One of the obvious reasons for the gap is that summer travel has kept me plenty busy. Immediately on the tails of my IndieThinkers cohort, I drove back to Virginia from Texas, then flew to California the following weekend to see Thrice (the subject of an upcoming essay) and visit with friends. And now, as I type this, my house is full of in-laws whom I love dearly (not being facetious) and we're preparing for an upcoming trip to the Outer Banks. All of this, of course, is happening while striving to be a good husband to my wife and a good father to a burgeoning toddler(!). And while I've managed to incorporate writing into the quotidian rhythms and responsibilities of family, work, friends, church, etc., summertime is unique in its ability to disrupt all of those with the joyful burden of time-consuming recreation. Vacations take up time normally spent on other activities, as they should!

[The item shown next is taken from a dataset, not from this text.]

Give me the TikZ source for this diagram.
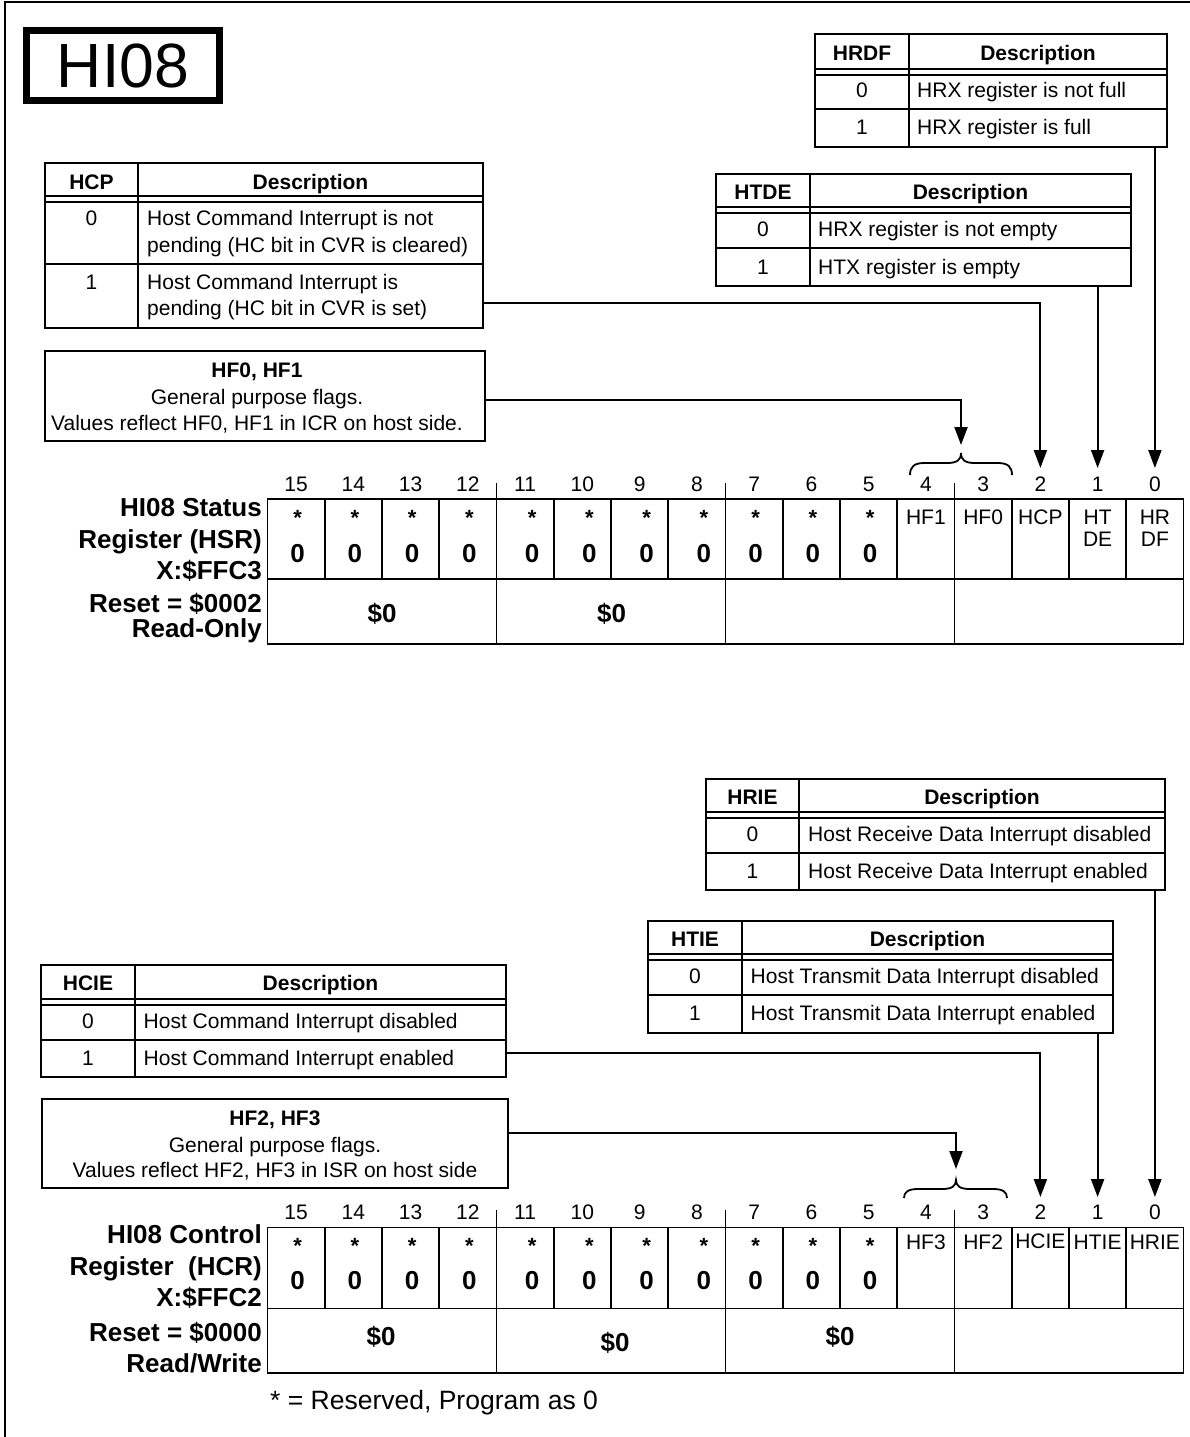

But if I'm honest with myself, I also need to acknowledge that I'm missing the accountability I had in the cohort. As fun as writing is, the reality is that it requires effort, and my lizard-brain prefers to avoid expending energy as much as possible. This isn't just true for writing — I wouldn't get up before 6AM for outdoor HIIT workouts rain or shine were it not for the accountability of other men around me. My instinct to consume and conserve is strong. It takes a lot of work for me to say no to free dopamine. I know that this struggle is not unique to me, but I think that it is a proclivity that has nonetheless inhibited me in a lot of areas.
The reality is that the path of least resistance is very appealing in many ways. I believe in grace, by which I mean divine mercy on account of the crucified and risen Lord, and its abundant availability and givenness, but I also believe that it's something I very easily forget. And though it is certainly grace alone that has "brought me safe thus far", the reality is that when I forget that truth, both I and those around me suffer for it. Regarding our vocations, or "callings", Luther said that God does not need our good works, but our neighbor does, and work requires effort.
I think this idea of vocation is one way of how I've reconciled in my mind both my theological and practical convictions. More concretely, it's how I reconcile believing "God loves you as you are and not as you should be" and that "nothing in this world worth having comes easy". I hope to explore this in more depth at another time.
So, what am I doing by writing here? I think it is first of all an exercise for myself, to undo the damage wrought by my willing participation in the global lobotomy. I write to "iron out the wrinkles in my brain". But I also hope to help others iron out their wrinkles, maybe. To remind others that they are loved. To challenge others to tend to their growth. To share the good, true, and beautiful. To recover faith, hope, and love.
If you're reading this, thank you for your finite attention. I will try to honor it as if it were my own. I hope and pray that you walk away from each entry with a little more peace, wisdom, or love than when you arrived.